Vick handled it all with grace. He answered every question. He said he was sorry, over and over and over. He was never a problem. He studied film. He was the first player at the Eagles' training facility every day. He bonded with Reid. He learned from McNabb. He was a great teammate, a leader and a friend.
Vick prepared and took care of his body and worked to regain the playing form he had in Atlanta. And he became better as a player.
Of course, Vick had financial reasons to walk the straight line. He was up to his chin strap in debt. But he could have emerged from prison more defiant than he was before he went in. Vick could have blamed others. He didn't have to partner with the Humane Society. He didn't have to give talks at schools and tell kids his story.
But he did.
Vick's is the ultimate American story. He committed a crime, did his time, then made sure he would not make the same mistake twice.

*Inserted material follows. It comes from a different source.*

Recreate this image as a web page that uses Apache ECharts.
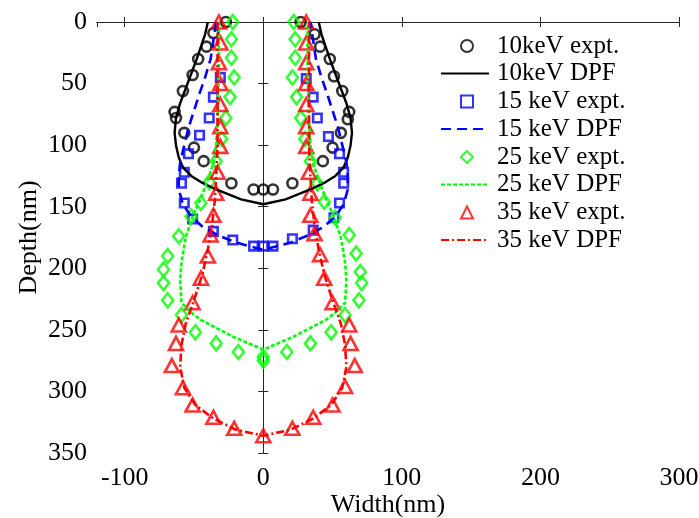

Even after being benched for Nick Foles, Vick has shown maturity. He doesn't necessarily like that Chip Kelly opted for Foles. He yearns to play. He is a competitor at heart. But Vick has been everything Kelly could've asked. He supports Foles, who is nine years his junior. He is an active participant on the sideline during Eagles games, telling Foles things he's seen, congratulating him for his successes, telling him to shake off his mistakes.
The Philadelphia Michael Vick is so vastly different from the Atlanta Michael Vick that he is hardly recognizable. That is amazing. It is good. And it is the reason I would love to see him get a shot at the adulation and recognition playing in a Super Bowl brings. Sadly, it is a shot that is slipping away.